Le spetta senz’altro un premio per la pazienza. Ai tavoli dei ristoranti portava involontariamente parapiglia e lei a scusarsi con chi veniva sopraffatto mentre mangiava le tagliatelle. Poi i fotografi le chiedono (anche loro) di fermarsi per una foto-ricordo tutti assieme e lei docile si rimette in posa per l’ennesima volta e commenta: «Se questa viene male, che figura ci fate».
Siamo alla post-politica (dopo che gli economisti ci subissano di post-industriale)? L’altro giorno Pier Luigi Bersani, che pur è emiliano, ha parlato dinanzi a pochi accoliti e s’è frettolosamente congedato dai volontari, un po’ meglio (ma non tanto) è andata per Graziano Delrio, nonostante siano accorsi i suoi concittadini di Reggio Emilia la sala rasentava la desolazione. E niente giro tra gli stand.

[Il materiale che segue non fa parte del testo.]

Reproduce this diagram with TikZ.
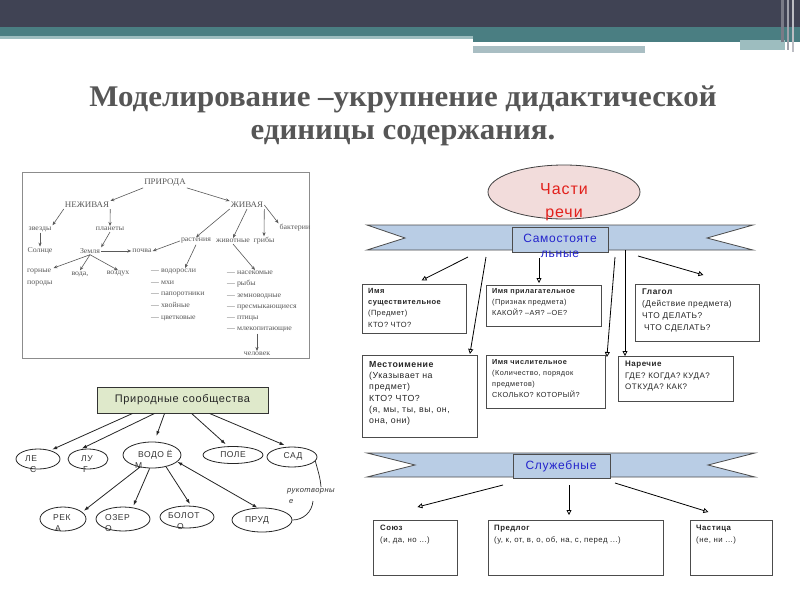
\documentclass[tikz,border=0pt]{standalone}
\usepackage{fontspec}
\setmainfont{Liberation Serif}
\newfontfamily\arl[LetterSpace=6]{Liberation Sans}
\newfontfamily\tms[FakeStretch=1.05]{Liberation Serif}
\newfontfamily\ttl[FakeStretch=1.03]{Liberation Serif}
\usetikzlibrary{arrows.meta,shapes.geometric,calc}
\definecolor{hdark}{HTML}{404354}
\definecolor{hteal}{HTML}{4A7E82}
\definecolor{hlight}{HTML}{9DBDBF}
\definecolor{hgray}{HTML}{A9BEC3}
\definecolor{ribbonc}{HTML}{B9CDE5}
\definecolor{pinkf}{HTML}{F2DCDB}
\definecolor{greenf}{HTML}{DFE9CB}
\definecolor{bluet}{HTML}{2424CC}
\definecolor{redt}{HTML}{E2211C}
\definecolor{treeg}{HTML}{5A5A5A}
\definecolor{titleg}{HTML}{565656}
\begin{document}
\begin{tikzpicture}[x=1pt,y=-1pt,
  tr/.style={font=\tms\fontsize{7.5}{11.6}\selectfont, text=treeg, inner sep=1pt},
  trc/.style={font=\tms\fontsize{8.5}{9}\selectfont, text=treeg, inner sep=1pt},
  tarr/.style={draw=treeg, line width=0.6pt, -{Stealth[length=4pt,width=3.2pt]}},
  ell/.style={ellipse, draw=black!85, line width=0.8pt, inner sep=0pt},
  etx/.style={font=\arl\fontsize{8.5}{11}\selectfont, text=black!80, align=left, inner sep=0pt, anchor=north west},
  etc/.style={font=\arl\fontsize{8.5}{11}\selectfont, text=black!80, inner sep=0pt},
  barr/.style={draw=black!85, line width=0.8pt, -{Latex[length=5pt,width=3.5pt]}},
  bx/.style={draw=black!70, line width=0.9pt, anchor=north west, inner sep=0pt},
  btx/.style={text=black!85, align=left, inner sep=0pt, anchor=north west},
  oarr/.style={draw=black, line width=0.8pt, -{Triangle[open,length=5pt,width=5pt]}},
  rib/.style={fill=ribbonc, draw=black!70, line width=0.8pt}
]
\useasboundingbox (0,0) rectangle (800,600);
\fill[white] (0,0) rectangle (800,600);
% header
\fill[hdark] (0,0) rectangle (800,27);
\fill[hteal] (0,27) rectangle (800,36);
\fill[hteal] (473,36) rectangle (800,42);
\fill[hlight] (0,36) rectangle (473,39);
\fill[hgray] (473,46) rectangle (645,53);
\fill[hlight] (740,40) rectangle (785,50);
\fill[hdark!70!white] (781,0) rectangle (784,42);
\fill[hdark!50!white] (787,0) rectangle (789,50);
\fill[hdark!35!white] (792,0) rectangle (794,52);
% title
\node[font=\ttl\bfseries\fontsize{30}{33}\selectfont, text=titleg, align=center, inner sep=0pt] (title) at (403,116) {Моделирование –укрупнение дидактической\\единицы содержания.};

% ---------- tree (top-left)
\draw[draw=black!45, line width=0.8pt] (22,172) rectangle (309,358);
\node[trc] (P) at (165,183) {ПРИРОДА};
\node[trc] (N) at (87,205) {НЕЖИВАЯ};
\node[trc] (Zh) at (247,205) {ЖИВАЯ};
\node[tr] (zv) at (40,229) {звезды};
\node[tr] (pl) at (110,229) {планеты};
\node[tr] (sol) at (40,251) {Солнце};
\node[tr] (zem) at (90,251) {Земля};
\node[tr] (poch) at (142,251) {почва};
\node[tr] (bak) at (295,228) {бактерии};
\node[tr] (rast) at (196,241) {растения};
\node[tr] (zhiv) at (233,241) {животные};
\node[tr] (grib) at (264,241) {грибы};
\node[tr, align=left, anchor=north west] (gor) at (26,268) {горные\\породы};
\node[tr] (voda) at (80,274) {вода,};
\node[tr] (vozd) at (118,274) {воздух};
\node[tr, align=left, anchor=north west] (plants) at (150,268) {— водоросли\\— мхи\\— папоротники\\— хвойные\\— цветковые};
\node[tr, align=left, anchor=north west, font=\tms\fontsize{7.5}{11.2}\selectfont] (anim) at (226,270) {— насекомые\\— рыбы\\— земноводные\\— пресмыкающиеся\\— птицы\\— млекопитающие};
\node[tr] (chel) at (257,354) {человек};
\draw[tarr] (P.south west) -- (N.north east);
\draw[tarr] (P.south east) -- (Zh.north west);
\draw[tarr] (N.south west) -- (zv.north east);
\draw[tarr] (N.south east) -- (pl.north);
\draw[tarr] (zv.south) -- (zv.south |- sol.north);
\draw[tarr] (pl.south) -- (zem.north east);
\draw[tarr] (zem.east) -- (poch.west);
\draw[tarr] (zem.south) -- (gor.north east);
\draw[tarr] (zem.south) -- (voda.north);
\draw[tarr] (zem.south) -- (vozd.north);
\draw[tarr] (Zh.south west) -- (rast.north);
\draw[tarr] (Zh.south) -- (zhiv.north);
\draw[tarr] (Zh.south east) -- (grib.north);
\draw[tarr] (Zh.east) -- (bak.north west);
\draw[tarr] (rast.south) -- ($(plants.north west)+(35,0)$);
\draw[tarr] (zhiv.south) -- ($(anim.north west)+(29,0)$);
\draw[tarr] (rast.west) -- (poch.east);
\draw[tarr] (anim.south -| chel) -- (chel.north);

% ---------- natural communities (bottom-left)
\node[draw=black!80, fill=greenf, line width=0.9pt, minimum width=171pt, minimum height=26pt, inner sep=0pt, font=\arl\fontsize{11}{12}\selectfont, text=black!85] (ps) at (182.5,400) {Природные сообщества};
\node[ell, minimum width=44pt, minimum height=20pt] (les) at (38,459) {};
\node[ell, minimum width=40pt, minimum height=20pt] (lug) at (88,459) {};
\node[ell, minimum width=58pt, minimum height=26pt] (vod) at (152,455) {};
\node[ell, minimum width=60pt, minimum height=17pt] (pole) at (233,455) {};
\node[ell, minimum width=50pt, minimum height=20pt] (sad) at (292,457) {};
\node[ell, minimum width=46pt, minimum height=24pt] (reka) at (63,519) {};
\node[ell, minimum width=54pt, minimum height=24pt] (ozer) at (123,519) {};
\node[ell, minimum width=54pt, minimum height=22pt] (bol) at (187,517) {};
\node[ell, minimum width=60pt, minimum height=24pt] (prud) at (262,520) {};
\node[etx] (lest) at (25,455) {ЛЕ\\\hspace*{5pt}С};
\node[etx] (lugt) at (81,455) {ЛУ\\\hspace*{2pt}Г};
\node[etx] (vodt) at (138,450) {ВОДО Ё\\\hspace*{-3pt}М};
\node[etc] (polet) at (233,455) {ПОЛЕ};
\node[etc] (sadt) at (293,456) {САД};
\node[etx] (rekat) at (53,514) {РЕК\\\hspace*{2pt}А};
\node[etx] (ozert) at (105,514) {ОЗЕР\\О};
\node[etx] (bolt) at (168,512) {БОЛОТ\\\hspace*{9pt}О};
\node[etc] (prudt) at (257,520) {ПРУД};
\node[etx, font=\arl\itshape\fontsize{7.5}{11}\selectfont] (ruk) at (287,488) {рукотворны\\\hspace*{2pt}е};
\draw[barr, shorten >=2pt] ($(ps.south west)+(36,0)$) -- (les.35);
\draw[barr, shorten >=2pt] ($(ps.south west)+(58,0)$) -- (lug.130);
\draw[barr, shorten >=6pt] ($(ps.south west)+(68,0)$) -- (vod.80);
\draw[barr, shorten >=3pt] ($(ps.south west)+(95,0)$) -- (pole.120);
\draw[barr, shorten >=4pt] ($(ps.south west)+(113,0)$) -- (sad.110);
\draw[barr, shorten >=2pt] (vod.-135) -- (reka.20);
\draw[barr, shorten >=2pt] (vod.-100) -- (ozer.50);
\draw[barr, shorten >=2pt] (vod.-40) -- (bol.70);
\draw[barr, {Latex[length=5pt,width=3.5pt]}-{Latex[length=5pt,width=3.5pt]}] (vod.-15) -- (prud.110);
\coordinate (cu1) at (321,487);
\coordinate (cu2) at (313,501);
\draw[draw=black!85, line width=0.7pt] (sad.-10) to[out=-75, in=95] (cu1);
\draw[draw=black!85, line width=0.7pt] (cu2) to[out=-95, in=0] (prud.east);

% ---------- parts of speech (right)
\node[ellipse, fill=pinkf, draw=black!75, line width=0.8pt, minimum width=152pt, minimum height=54pt, inner sep=0pt] (chr) at (564,192) {};
\node[font=\arl\fontsize{16}{23}\selectfont, text=redt, align=center, inner sep=0pt] (chrt) at (564,202) {Части\\речи};
\path[rib] (367,225) -- (753,225) -- (707,238) -- (753,250) -- (367,250) -- (405,238) -- cycle;
\node[fill=ribbonc, draw=black!70, line width=0.8pt, minimum width=96pt, minimum height=25pt, inner sep=0pt] (samo) at (560,239.5) {};
\node[font=\arl\fontsize{12}{15}\selectfont, text=bluet, align=center, anchor=north, inner sep=0pt] (samot) at (560,234) {Самостояте\\льные};
\path[rib] (367,453) -- (755,453) -- (708,465) -- (755,477) -- (367,477) -- (415,465) -- cycle;
\node[fill=ribbonc, draw=black!70, line width=0.8pt, minimum width=97pt, minimum height=24pt, inner sep=0pt] (sluzh) at (561.5,466) {};
\node[font=\arl\fontsize{12}{15}\selectfont, text=bluet, inner sep=0pt] (sluzht) at (561,466) {Служебные};

\node[bx, minimum width=104pt, minimum height=49pt] (sush) at (362,284) {};
\node[btx, font=\arl\fontsize{7.5}{11.3}\selectfont] (susht) at (368,288) {\textbf{Имя}\\\textbf{существительное}\\(Предмет)\\КТО? ЧТО?};
\node[bx, minimum width=115pt, minimum height=41pt] (adj) at (486,285) {};
\node[btx, font=\arl\fontsize{7.3}{11}\selectfont] (adjt) at (492,288) {\textbf{Имя прилагательное}\\(Признак предмета)\\КАКОЙ? –АЯ? –ОЕ?};
\node[bx, minimum width=115pt, minimum height=82pt] (mest) at (362,355) {};
\node[btx, font=\arl\fontsize{8.8}{11.3}\selectfont] (mestt) at (369,361) {\textbf{Местоимение}\\(Указывает на\\предмет)\\КТО? ЧТО?\\(я, мы, ты, вы, он,\\она, они)};
\node[bx, minimum width=119pt, minimum height=53pt] (num) at (486,355) {};
\node[btx, font=\arl\fontsize{7.3}{11}\selectfont] (numt) at (492,359) {\textbf{Имя числительное}\\(Количество, порядок\\предметов)\\СКОЛЬКО? КОТОРЫЙ?};
\node[bx, minimum width=124pt, minimum height=57pt] (glag) at (635,284) {};
\node[btx, font=\arl\fontsize{8.3}{11.7}\selectfont] (glagt) at (642,289) {\textbf{Глагол}\\(Действие предмета)\\ЧТО ДЕЛАТЬ?\\\hspace*{2pt}ЧТО СДЕЛАТЬ?};
\node[bx, minimum width=115pt, minimum height=45pt] (nar) at (618,356) {};
\node[btx, font=\arl\fontsize{8}{11.5}\selectfont] (nart) at (625,361) {\textbf{Наречие}\\ГДЕ? КОГДА? КУДА?\\ОТКУДА? КАК?};
\node[bx, minimum width=84pt, minimum height=55pt] (soyuz) at (373,520) {};
\node[btx, font=\arl\fontsize{7.8}{12}\selectfont] (soyuzt) at (380,525) {\textbf{Союз}\\(и, да, но ...)};
\node[bx, minimum width=175pt, minimum height=55pt] (predlog) at (488,520) {};
\node[btx, font=\arl\fontsize{7.8}{12}\selectfont] (predlogt) at (494,525) {\textbf{Предлог}\\(у, к, от, в, о, об, на, с, перед ...)};
\node[bx, minimum width=82pt, minimum height=55pt] (chast) at (690,520) {};
\node[btx, font=\arl\fontsize{7.8}{12}\selectfont] (chastt) at (696,525) {\textbf{Частица}\\(не, ни ...)};

\coordinate (a1) at (468,257);
\coordinate (a2) at (486,257);
\coordinate (a3) at (539,258);
\coordinate (a4) at (615,257);
\coordinate (a5) at (625,250);
\coordinate (a6) at (638,256);
\draw[oarr, shorten >=8pt] (a1) -- (sush.north);
\draw[oarr] (a2) -- ($(mest.north east)+(-8,-1)$);
\draw[oarr] (a3) -- ($(a3 |- adj.north)+(0,-2)$);
\draw[oarr] (a4) -- ($(num.north east)+(1,2)$);
\draw[oarr] (a5) -- (a5 |- nar.north);
\draw[oarr] (a6) -- ($(glag.north)+(6,-9)$);
\coordinate (b1) at (503,485);
\coordinate (b2) at (569,485);
\coordinate (b3) at (615,483);
\draw[oarr] (b1) -- ($(soyuz.north)+(2,-13)$);
\draw[oarr] (b2) -- ($(b2 |- predlog.north)+(0,-5)$);
\draw[oarr] (b3) -- ($(chast.north)+(-23,-8)$);
\end{tikzpicture}
\end{document}
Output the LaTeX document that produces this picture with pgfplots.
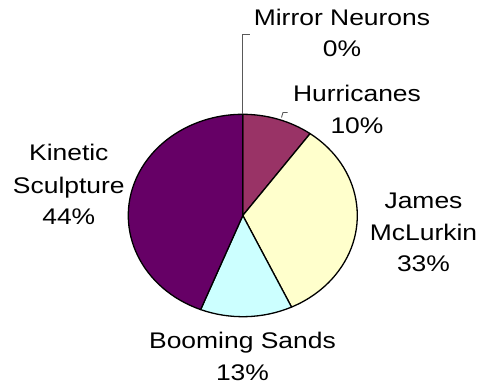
\documentclass[border=0pt]{standalone}
\usepackage{pgfplots}
\pgfplotsset{compat=1.18}
\usepackage{fontspec}
\setmainfont{Liberation Sans}
% labels are set in a slightly widened face
\newfontfamily\widefont[FakeStretch=1.17]{Liberation Sans}

\definecolor{mirror}{HTML}{9999FF}
\definecolor{hurricanes}{HTML}{993366}
\definecolor{mclurkin}{HTML}{FFFFCC}
\definecolor{sands}{HTML}{CCFFFF}
\definecolor{kinetic}{HTML}{660066}

\newcommand{\lbl}{\widefont\fontsize{11.3}{15.85}\selectfont}

\begin{document}
\begin{tikzpicture}
\begin{axis}[
  scale only axis,
  width=241.5pt, height=193pt,
  xmin=0, xmax=483, ymin=0, ymax=386,
  y dir=reverse,
  hide axis, clip=false,
]
\pgfplotsextra{%
  % canvas extent
  \path (axis cs:0,0) (axis cs:483,386);
  % pie centre (the pie is drawn slightly flattened: 57.25pt by 50.6pt)
  \def\cx{242.8}\def\cy{215.5}
  % share of each topic in percent, clockwise from twelve o'clock
  \xdef\angA{90}
  \foreach \val/\col in {0/mirror, 10/hurricanes, 33/mclurkin, 13/sands, 44/kinetic}{
    \pgfmathsetmacro{\angB}{\angA-3.6*\val}
    \ifdim\val pt>0pt
      \filldraw[fill=\col, draw=black, line width=0.65pt, line join=round]
        (axis cs:\cx,\cy) -- ++(\angA:57.25pt and 50.6pt)
        arc[start angle=\angA, end angle=\angB, x radius=57.25pt, y radius=50.6pt]
        -- cycle;
    \fi
    \xdef\angA{\angB}
  }
  % leader lines
  \draw[black!65, line width=0.45pt] (axis cs:242.8,114.3) -- (axis cs:242.8,34) -- (axis cs:250,34);
  \draw[black!65, line width=0.45pt] (axis cs:281.5,117.5) -- (axis cs:283,112.5) -- (axis cs:287.5,112.5);
  % data labels
  \node[anchor=base, font=\lbl, inner sep=0pt] at (axis cs:342,25) {Mirror Neurons};
  \node[anchor=base, font=\lbl, inner sep=0pt] at (axis cs:342,56.7) {0\%};
  \node[anchor=base, font=\lbl, inner sep=0pt] at (axis cs:357,101.7) {Hurricanes};
  \node[anchor=base, font=\lbl, inner sep=0pt] at (axis cs:357,133.3) {10\%};
  \node[anchor=base, font=\lbl, inner sep=0pt] at (axis cs:423.5,208.3) {James};
  \node[anchor=base, font=\lbl, inner sep=0pt] at (axis cs:423.5,240) {McLurkin};
  \node[anchor=base, font=\lbl, inner sep=0pt] at (axis cs:423.5,271.7) {33\%};
  \node[anchor=base, font=\lbl, inner sep=0pt] at (axis cs:68.8,160.7) {Kinetic};
  \node[anchor=base, font=\lbl, inner sep=0pt] at (axis cs:68.8,193) {Sculpture};
  \node[anchor=base, font=\lbl, inner sep=0pt] at (axis cs:68.8,224) {44\%};
  \node[anchor=base, font=\lbl, inner sep=0pt] at (axis cs:242.5,348.3) {Booming Sands};
  \node[anchor=base, font=\lbl, inner sep=0pt] at (axis cs:242.5,380) {13\%};
}
\end{axis}
\end{tikzpicture}
\end{document}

La ministra invece, digerita la piadina, alle 22,30, prima di ripartire per Roma, si è seduta al ristorante la Montagna (un angolo riservato con la gente, i giornalisti e i fotografi, tenuti lontani) e ha ordinato tagliatelle al tartufo e un assaggio di porcini. Neppure il tempo di un caffè ed era già fuori, nella calca. Una cameriera, anzianotta, le dice scherzando: «Quando passo io non c’è mica tutto questo cinema». Un altro volontario le mette in mano un taccuino e una biro: «È per mio figlio Massimo, che è a casa».
È un trionfo. E lei, sorniona, prima di abbandonare «la mia prima festa», convince anche i pochissimi piddini non ancora convertiti al suo fascino: «Sono onorata di fare parte di questa grande squadra del Pd, fatta di ragazzi e di persone di 80 anni, da chi sta in cucina a chi sta al governo siamo tutti orgogliosi del risultato dello scorso maggio. Ognuno di noi mette il suo pezzettino nel puzzle per cambiare questo paese, la nostra forza è crederci, non demoralizzarci mai.».